### To do
Look over the entries that follow and work out how many lines contain "this". State the number only.

### Input material
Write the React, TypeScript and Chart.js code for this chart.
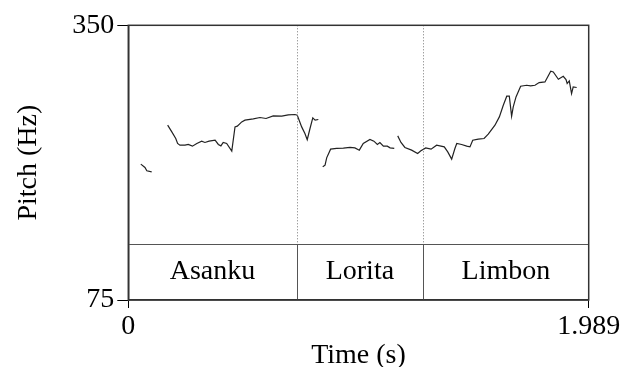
import React, { useEffect, useRef } from "react";
import { Chart, registerables } from "chart.js";

Chart.register(...registerables);

// Axis ranges
const timeRange = [0, 1.989];
const pitchRange = [75, 350];
const xTickValues = [0, 1.989];
const xTickLabels = ["0", "1.989"];
const yTickValues = [75, 350];
const yTickLabels = ["75", "350"];

// TextGrid tier
const boundaries = [0.727, 1.274];
const words = ["Asanku", "Lorita", "Limbon"];

// Pitch segments (time s, pitch Hz)
const seg1Time = [0.054, 0.072, 0.08, 0.101];
const seg1Hz = [211, 207.7, 204.3, 203.3];

const seg2Time = [
  0.17, 0.188, 0.205, 0.213, 0.223, 0.245, 0.259, 0.277, 0.296, 0.317, 0.331, 0.349,
  0.375, 0.389, 0.4, 0.41, 0.425, 0.447, 0.461, 0.471, 0.49, 0.504, 0.54, 0.569,
  0.595, 0.626, 0.663, 0.691, 0.72, 0.73, 0.749, 0.763, 0.773, 0.785, 0.797, 0.807, 0.821,
];
const seg2Hz = [
  250, 243.3, 236.7, 231.7, 230, 230, 230.7, 229, 231.7, 234, 232.7, 234,
  235, 230.7, 229.3, 232.7, 231.7, 224, 248.3, 249, 253.3, 255, 256.3, 257.7,
  256.7, 259.3, 259, 260.3, 260.7, 260, 248.3, 241.7, 235.5, 246.7, 257.3, 255, 255.7,
];

const seg3Time = [
  0.84, 0.85, 0.857, 0.874, 0.9, 0.929, 0.958, 0.979, 0.998, 1.015, 1.044, 1.061,
  1.076, 1.087, 1.102, 1.119, 1.131, 1.149,
];
const seg3Hz = [
  208.3, 210, 217.3, 226, 226.7, 227, 227.7, 227.3, 225, 231.7, 235.7, 234,
  230.7, 232.7, 229, 229, 227.3, 226.7,
];

const seg4Time = [
  1.164, 1.178, 1.195, 1.224, 1.25, 1.264, 1.285, 1.308, 1.332, 1.365, 1.38, 1.397,
  1.411, 1.419, 1.44, 1.462, 1.476, 1.488, 1.512, 1.537, 1.555, 1.584, 1.603, 1.62,
  1.635, 1.646, 1.656, 1.663, 1.675, 1.695, 1.721, 1.738, 1.757, 1.775, 1.8, 1.825,
  1.836, 1.858, 1.879, 1.891, 1.896, 1.905, 1.915, 1.922, 1.937,
];
const seg4Hz = [
  239.3, 232.7, 227.7, 225, 221.7, 224.3, 227.3, 226, 230, 228.3, 223.3, 216,
  226.7, 231.7, 230.7, 229, 228.3, 235, 236, 236.7, 241, 250, 258.3, 270,
  279, 279, 259, 268.3, 278.3, 289, 290, 289.3, 290, 292.7, 293.3, 304,
  303.3, 296, 299, 295.7, 291.7, 294.3, 281.7, 288.3, 287.7,
];

const FONT = "'Liberation Serif', 'Times New Roman', serif";
const FONT_SIZE = 28;
const TIER_FRACTION = 0.204; // share of plot height used by the tier

function toPoints(t: number[], f: number[]) {
  return t.map((x, i) => ({ x, y: f[i] }));
}

const textGridPlugin = {
  id: "textGrid",
  afterDatasetsDraw(chart: any) {
    const { ctx, chartArea, scales } = chart;
    const { left, right, top, bottom } = chartArea;
    const tierTop = bottom - (bottom - top) * TIER_FRACTION;
    ctx.save();
    // dotted boundaries in pitch area
    ctx.strokeStyle = "#777";
    ctx.lineWidth = 1;
    ctx.setLineDash([1, 2]);
    boundaries.forEach((b) => {
      const x = Math.round(scales.x.getPixelForValue(b)) + 0.5;
      ctx.beginPath();
      ctx.moveTo(x, top);
      ctx.lineTo(x, tierTop);
      ctx.stroke();
    });
    ctx.setLineDash([]);
    // tier lines
    ctx.strokeStyle = "#555";
    ctx.beginPath();
    ctx.moveTo(left, Math.round(tierTop) + 0.5);
    ctx.lineTo(right, Math.round(tierTop) + 0.5);
    boundaries.forEach((b) => {
      const x = Math.round(scales.x.getPixelForValue(b)) + 0.5;
      ctx.moveTo(x, tierTop);
      ctx.lineTo(x, bottom);
    });
    ctx.stroke();
    // words
    const edges = [timeRange[0], ...boundaries, timeRange[1]];
    ctx.fillStyle = "#000";
    ctx.font = `${FONT_SIZE}px ${FONT}`;
    ctx.textAlign = "center";
    ctx.textBaseline = "middle";
    words.forEach((w, i) => {
      const x0 = scales.x.getPixelForValue(edges[i]);
      const x1 = scales.x.getPixelForValue(edges[i + 1]);
      ctx.fillText(w, (x0 + x1) / 2, (tierTop + bottom) / 2);
    });
    // frame
    ctx.strokeStyle = "#333";
    ctx.lineWidth = 1.5;
    ctx.strokeRect(left, top, right - left, bottom - top);
    ctx.restore();
  },
};

export default function App() {
  const ref = useRef<HTMLCanvasElement | null>(null);
  useEffect(() => {
    if (!ref.current) return;
    const mk = (t: number[], f: number[]) => ({
      data: toPoints(t, f),
      showLine: true,
      borderColor: "#222",
      borderWidth: 1.2,
      pointRadius: 0,
      tension: 0,
      fill: false,
    });
    const chart = new Chart(ref.current, {
      type: "scatter",
      data: {
        datasets: [
          mk(seg1Time, seg1Hz),
          mk(seg2Time, seg2Hz),
          mk(seg3Time, seg3Hz),
          mk(seg4Time, seg4Hz),
        ],
      },
      options: {
        animation: false,
        responsive: false,
        maintainAspectRatio: false,
        layout: { padding: { left: 0, top: 25.3, right: 34.3, bottom: 0 } },
        plugins: { legend: { display: false }, tooltip: { enabled: false } },
        scales: {
          x: {
            type: "linear",
            min: timeRange[0],
            max: timeRange[1],
            afterBuildTicks: (axis: any) => {
              axis.ticks = xTickValues.map((v) => ({ value: v }));
            },
            afterFit: (axis: any) => {
              axis.height = 67;
            },
            ticks: {
              autoSkip: false,
              maxRotation: 0,
              padding: 2,
              color: "#000",
              font: { family: FONT, size: FONT_SIZE },
              callback: (v: any) => xTickLabels[xTickValues.indexOf(Number(v))] ?? "",
            },
            grid: {
              display: true,
              drawOnChartArea: false,
              drawTicks: true,
              tickLength: 8,
              tickColor: "#000",
              color: "#000",
            },
            border: { display: true, color: "#333", width: 1.5 },
            title: {
              display: true,
              text: "Time (s)",
              color: "#000",
              font: { family: FONT, size: FONT_SIZE, lineHeight: 0.8 },
              padding: { top: 0, bottom: 0 },
            },
          },
          y: {
            type: "linear",
            min: pitchRange[0],
            max: pitchRange[1],
            afterBuildTicks: (axis: any) => {
              axis.ticks = yTickValues.map((v) => ({ value: v }));
            },
            afterFit: (axis: any) => {
              axis.width = 128.3;
            },
            ticks: {
              autoSkip: false,
              padding: 3,
              color: "#000",
              font: { family: FONT, size: FONT_SIZE },
              callback: (v: any) => yTickLabels[yTickValues.indexOf(Number(v))] ?? "",
            },
            grid: {
              display: true,
              drawOnChartArea: false,
              drawTicks: true,
              tickLength: 11,
              tickColor: "#000",
              color: "#000",
            },
            border: { display: true, color: "#333", width: 1.5 },
            title: {
              display: true,
              text: "Pitch (Hz)",
              color: "#000",
              font: { family: FONT, size: FONT_SIZE },
              padding: { top: 12, bottom: 0 },
            },
          },
        },
      },
      plugins: [textGridPlugin],
    });
    return () => chart.destroy();
  }, []);
  return (
    <div style={{ position: "fixed", left: 0, top: 0, width: 623, height: 367, background: "#fff" }}>
      <canvas ref={ref} width={623} height={367} style={{ width: 623, height: 367 }} />
    </div>
  );
}
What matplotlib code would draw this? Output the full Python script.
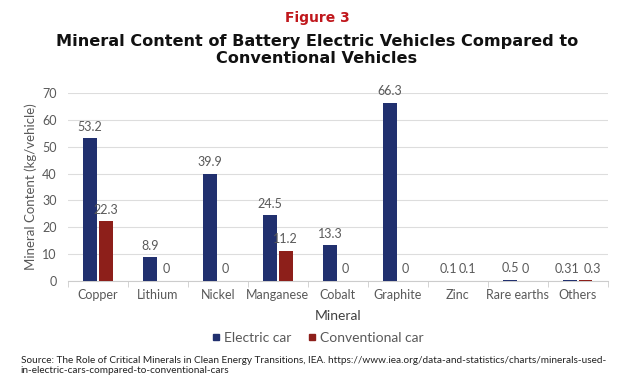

### Answer in full
2